Tatsache ist, daß die territorialen Veränderungen, die zur Vereinigung von Bevölkerungsgruppen unterschiedlicher ethnischer und religiöser Zugehörigkeit geführt haben, vor allem in Transilvanien ein kompliziertes soziales und religiöses Gefüge gebildet haben. Mit Geduld und besonders mit dem festen Willen zum Erfolg in der Fähigkeit des Zusammenlebens können Gegensätze und Ängste – dank des nationalen und religiösen friedlichen Miteinanders – überwunden werden. »Man muß von einer Position des Gegeneinander und des Konflikts auf eine Ebene gelangen, auf der man sich gegenseitig als Partner anerkennt« (Ut unum sint, 29).

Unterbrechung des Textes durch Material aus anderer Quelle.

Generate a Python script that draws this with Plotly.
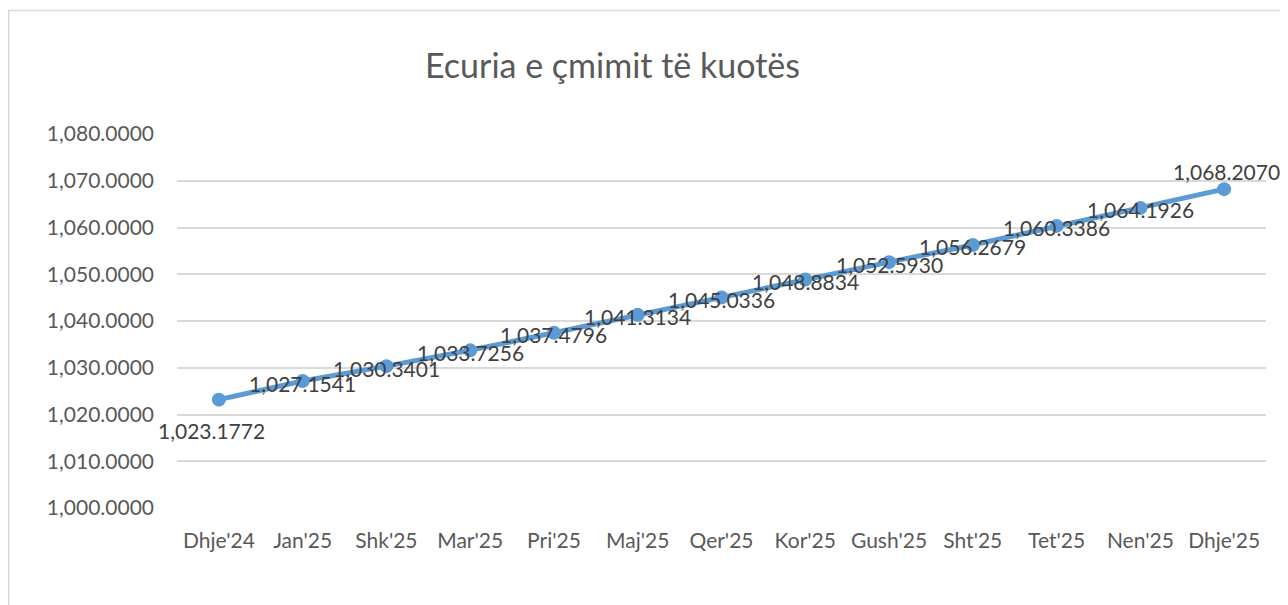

Zwar kann man die Geschichte nicht vergessen, aber durch das Festhalten an der Achtung der Rechte aller Minderheiten und am Dialog und mit der Bereitschaft zur Vergebung und Versöhnung können die Bürger sich heute als Partner, ja sogar als Brüder verstehen.
9. Schließlich möchte ich die Aufnahme erwähnen, die Rumänen meinen Landsleuten und der polnischen Regierung während des Zweiten Weltkriegs so großzügig gewährte. Außerdem möchte ich die Welle der Großzügigkeit würdigen, die so viele Menschen anläßlich der Ereignisse im Jahr 1989 an den Tag gelegt haben. Das sind Zeichen, unter vielen anderen, die auch heute noch zu mutigem und beharrlichem Verhalten anregen können im Blick auf den Aufbau einer Gesellschaft, in der gut leben ist.
10. Ich bin Ihnen, Herr Präsident, zu Dank verpflichtet für Ihre Einladung, einige Stunden lang die Geschichte Ihres Landes zu teilen, um auf diese Weise auch die katholischen Gemeinschaften treffen zu können und in meinen Kontakten mit der Rumänisch-Orthodoxen Kirche einen wichtigen Schritt auf dem Weg der Einheit der Christen zu tun. Auf Sie selbst, auf Ihre Familie, auf alle Anwesenden und auf die gesamte Bevölkerung Rumäniens rufe ich den Segen Gottes in Fülle herab. Herzlichen Dank!